Calgary II: The Ugly City 1964

Marion Nicoll, Calgary II: The Ugly City, 1964

Marion Nicoll, Calgary II: The Ugly City, 1964
Oil and Lucite on canvas, 116.8 x 139.7 cm
Private Collection

In 1964, Marion Nicoll began a new project inspired by her city of birth—the Calgary Series (I–III), 1964–66. Calgary II: The Ugly City layers blues and greens in block-like shapes and includes the letters “CIA” in yellow bands in the centre of the composition. Of the three paintings in the Calgary Series, this one best reflects the internal conflict Nicoll experienced about her homecoming, emotions that had been brewing since 1959.

 

When she returned to Alberta after a year in New York and Europe, her teaching position in design and crafts at Calgary’s Provincial Institute of Technology and Art (PITA) remained unchanged at a school still run by men who excluded her from giving classes in painting.

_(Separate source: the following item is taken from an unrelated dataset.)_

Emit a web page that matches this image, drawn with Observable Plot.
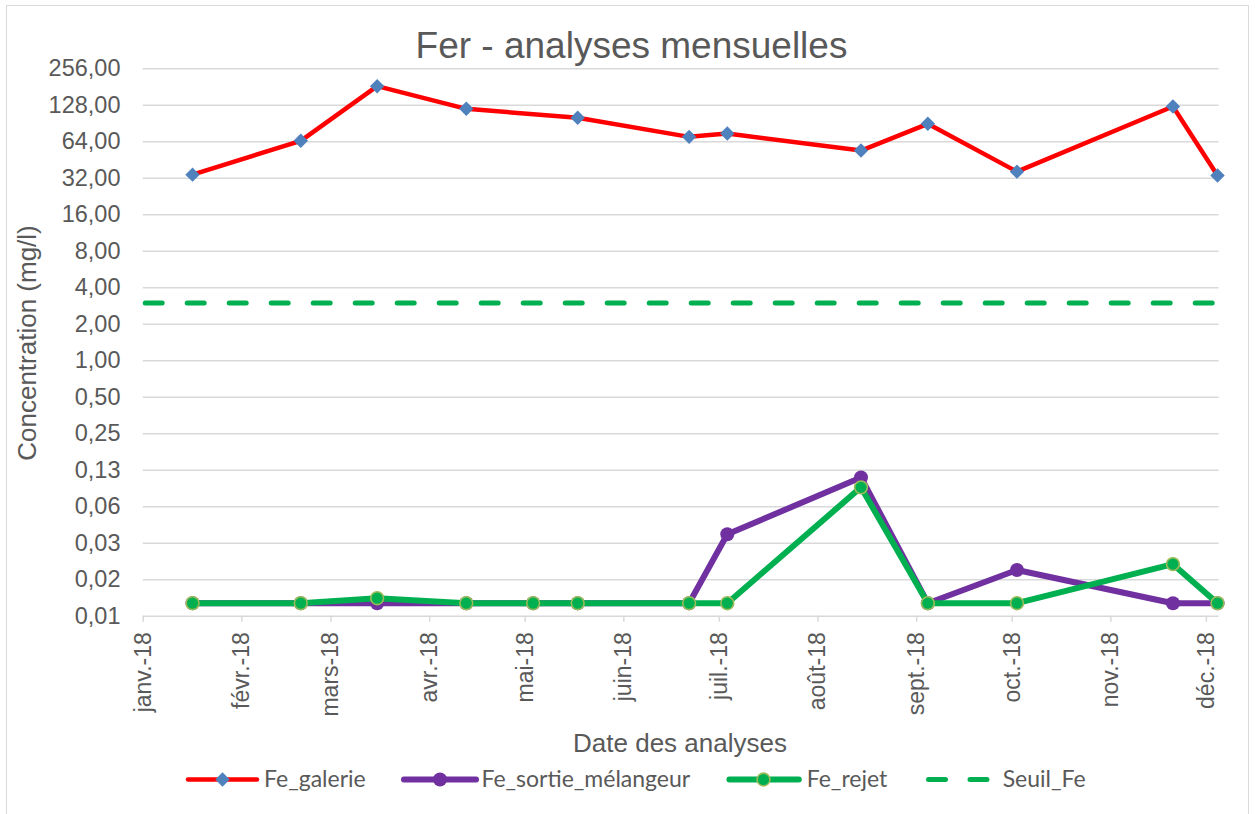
<!DOCTYPE html>
<html><head><meta charset="utf-8">
<script src="https://cdn.jsdelivr.net/npm/d3@7"></script>
<script src="https://cdn.jsdelivr.net/npm/@observablehq/plot@0.6"></script>
<style>
body{margin:0;background:#fff;}
#chart{position:relative;width:1255px;height:814px;overflow:hidden;background:#fff;}
#frame{position:absolute;left:6px;top:5px;width:1243px;height:812px;border:1.4px solid #d9d9d9;box-sizing:border-box;}
#chart svg{position:absolute;left:0;top:0;}
</style></head><body><div id="chart"><div id="frame"></div></div>
<script>
// ---- data ----
const galerieDates = ["2018-01-16","2018-02-19","2018-03-15","2018-04-12","2018-05-17","2018-06-21","2018-07-03","2018-08-14","2018-09-04","2018-10-02","2018-11-20","2018-12-04"];
const galerie = [34.3, 65.2, 184, 119.7, 100.9, 70.3, 74.9, 54.2, 90, 36.3, 125, 33.7];
const sampleDates = ["2018-01-16","2018-02-19","2018-03-15","2018-04-12","2018-05-03","2018-05-17","2018-06-21","2018-07-03","2018-08-14","2018-09-04","2018-10-02","2018-11-20","2018-12-04"];
const sortieMelangeur = [0.01, 0.01, 0.01, 0.01, 0.01, 0.01, 0.01, 0.037, 0.109, 0.01, 0.0188, 0.01, 0.01];
const rejet = [0.01, 0.01, 0.011, 0.01, 0.01, 0.01, 0.01, 0.01, 0.0903, 0.01, 0.01, 0.021, 0.01];
const seuilFe = 3;
const yTicks = [0.0078125, 0.015625, 0.03125, 0.0625, 0.125, 0.25, 0.5, 1, 2, 4, 8, 16, 32, 64, 128, 256];
const monthLabels = ["janv.-18","févr.-18","mars-18","avr.-18","mai-18","juin-18","juil.-18","août-18","sept.-18","oct.-18","nov.-18","déc.-18"];
const seriesNames = ["Fe_galerie","Fe_sortie_mélangeur","Fe_rejet","Seuil_Fe"];
const title = "Fer - analyses mensuelles";
const yTitle = "Concentration (mg/l)";
const xTitle = "Date des analyses";

// ---- build ----
const parse = s => d3.utcHour.offset(d3.utcParse("%Y-%m-%d")(s), 12);
const galerieData = galerieDates.map((d, i) => ({date: parse(d), value: galerie[i]}));
const melData = sampleDates.map((d, i) => ({date: parse(d), value: sortieMelangeur[i]}));
const rejetData = sampleDates.map((d, i) => ({date: parse(d), value: rejet[i]}));
const xStart = new Date(Date.UTC(2018, 0, 1));
const xEnd = new Date(Date.UTC(2018, 11, 5));
const monthTicks = d3.utcMonth.range(xStart, new Date(Date.UTC(2018, 11, 2)));
const fmt = d => d3.format(".2f")(d).replace(".", ",");

const grey = "#595959", gridC = "#d9d9d9";
const red = "#ff0000", blue = "#4f81bd", purple = "#7030a0", green = "#00b050", greenEdge = "#9bbb59";

const svg = Plot.plot({
  width: 1255, height: 814,
  marginLeft: 142.7, marginRight: 36.4, marginTop: 68.3, marginBottom: 198.3,
  style: {fontFamily: "'Liberation Sans', Arial, sans-serif", color: grey, background: "transparent", overflow: "visible"},
  x: {type: "utc", domain: [xStart, xEnd], label: null},
  y: {type: "log", base: 2, domain: [yTicks[0], yTicks[yTicks.length - 1]], label: null},
  marks: [
    Plot.gridY({ticks: yTicks, stroke: gridC, strokeWidth: 1.5, strokeOpacity: 1}),
    Plot.axisY({ticks: yTicks, tickFormat: fmt, tickSize: 0, tickPadding: 22.7, fontSize: 23.5, fill: grey, label: null}),
    Plot.axisX({ticks: monthTicks, tickFormat: d => monthLabels[d.getUTCMonth()], tickRotate: -90, tickSize: 6, tickPadding: 10, fontSize: 23, stroke: gridC, strokeWidth: 1.5, strokeOpacity: 1, fill: grey, label: null}),
    Plot.ruleY([seuilFe], {stroke: green, strokeWidth: 5, strokeDasharray: "17,25", strokeDashoffset: -2.5, strokeLinecap: "round"}),
    Plot.line(galerieData, {x: "date", y: "value", stroke: red, strokeWidth: 4.5}),
    Plot.dot(galerieData, {x: "date", y: "value", symbol: "diamond2", r: 6.5, fill: blue, stroke: "none"}),
    Plot.line(melData, {x: "date", y: "value", stroke: purple, strokeWidth: 6}),
    Plot.dot(melData, {x: "date", y: "value", r: 7, fill: purple, stroke: "none"}),
    Plot.line(rejetData, {x: "date", y: "value", stroke: green, strokeWidth: 6}),
    Plot.dot(rejetData, {x: "date", y: "value", r: 6.4, fill: green, stroke: greenEdge, strokeWidth: 1.6})
  ]
});
document.getElementById("chart").appendChild(svg);

// ---- titles ----
const s = d3.select(svg);
s.append("text").attr("x", 631.5).attr("y", 58.3).attr("text-anchor", "middle")
  .attr("font-size", 37).attr("fill", grey).text(title);
s.append("text").attr("transform", "translate(36,343) rotate(-90)").attr("text-anchor", "middle")
  .attr("font-size", 26).attr("fill", grey).text(yTitle);
s.append("text").attr("x", 680).attr("y", 751.7).attr("text-anchor", "middle")
  .attr("font-size", 26).attr("fill", grey).text(xTitle);

// ---- legend ----
const lg = s.append("g").attr("font-family", "Lato, 'Open Sans', sans-serif").attr("font-size", 23).attr("fill", grey).attr("text-anchor", "start");
const ly = 779.5, ty = 787;
// Fe_galerie
lg.append("line").attr("x1", 188).attr("x2", 257).attr("y1", ly).attr("y2", ly).attr("stroke", red).attr("stroke-width", 4.5).attr("stroke-linecap", "round");
lg.append("path").attr("d", d3.symbol(d3.symbolDiamond2, Math.pow(7.2 / 0.62625, 2))()).attr("transform", `translate(222.5,${ly})`).attr("fill", blue);
lg.append("text").attr("x", 264).attr("y", ty).text(seriesNames[0]);
// Fe_sortie_mélangeur
lg.append("line").attr("x1", 404).attr("x2", 476).attr("y1", ly).attr("y2", ly).attr("stroke", purple).attr("stroke-width", 6).attr("stroke-linecap", "round");
lg.append("circle").attr("cx", 440).attr("cy", ly).attr("r", 7).attr("fill", purple);
lg.append("text").attr("x", 481.4).attr("y", ty).text(seriesNames[1]);
// Fe_rejet
lg.append("line").attr("x1", 729.4).attr("x2", 798.8).attr("y1", ly).attr("y2", ly).attr("stroke", green).attr("stroke-width", 6).attr("stroke-linecap", "round");
lg.append("circle").attr("cx", 763.5).attr("cy", ly).attr("r", 6.4).attr("fill", green).attr("stroke", greenEdge).attr("stroke-width", 1.6);
lg.append("text").attr("x", 806.7).attr("y", ty).text(seriesNames[2]);
// Seuil_Fe
lg.append("line").attr("x1", 928.5).attr("x2", 989).attr("y1", ly).attr("y2", ly).attr("stroke", green).attr("stroke-width", 5).attr("stroke-linecap", "round").attr("stroke-dasharray", "17,24.5");
lg.append("text").attr("x", 1002.7).attr("y", ty).text(seriesNames[3]);
</script>
</body></html>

This reality continued until her retirement in 1966, despite her many successes in Western Canada and showing in the National Gallery of Canada’s 5th Biennial Exhibition of Canadian Painting 1963. The experience must have felt like a bitter pill after having turned down teaching opportunities in New York because of her husband’s disdain for the city and desire to return to family roots.

 

Marion Nicoll, The Beautiful City, 1959, oil on canvas, 92 x 71.5 cm, Morris and Helen Belkin Art Gallery, University of British Columbia, Vancouver.
Postcard of New York City, 1959.

Just before painting this work, Nicoll stated that she yearned to live in New York, “where I’m twice as alive. New York is a friendlier place than Calgary…to me it’s the most beautiful city in the world. The warm red-yellow palette she used in The Beautiful City, created in Manhattan in 1959, met its opposite in Calgary II: The Ugly City, with its cool blue-green palette, the other side of the primary colour spectrum. Usually, Nicoll found impetus in a single location or experience to develop her abstractions but Calgary II: The Ugly City was possible because of its precedent, The Beautiful City.

 

Nicoll was reticent to offer much by way of spoken words about the meaning of her paintings, noting that, “If my work doesn’t make its own statement, then nothing I can say would make any difference. If it does make its own statement, a written explanation is superfluous. Just the same, the integration of the highly charged letters “CIA” is an uncanny connection to the acronym for the Central Intelligence Agency. This American institution was created in 1947 to address foreign intelligence matters and mounting tensions between the United States and the Union of Soviet Socialist Republics. P.W. Martin’s writing on the Cold War, advocating for faith and peace in a troubled nuclear age, had entered Nicoll’s library by 1959. She had read Martin’s call to personal action: “At a time when it seemed as if the individual citizen were becoming little more than a statistical unit in the modern mass state, it is upon the individual citizen that everything now depends.

 

At the very least, Calgary II: The Ugly City marked an important realization that Nicoll could achieve more in her abstractions than her previous paintings, which froze in time only one place. Through careful titling and use of symbol, autobiography, and contrast, her abstractions were becoming more layered and multi-locational. The oppositions of beauty and ugliness are contrasted in the two paintings, but Calgary II may also signal Nicoll’s intention to establish a comparison of nations. Alongside the Alberta Series, 1960–62, the Calgary Series was among Nicoll’s major bodies of work to respond to her home. In those groupings, Calgary II has held a critically significant place since the 1970s, having been included in her 1975 retrospective exhibition and serving as frontispiece for the first monograph on her life and art in 1978.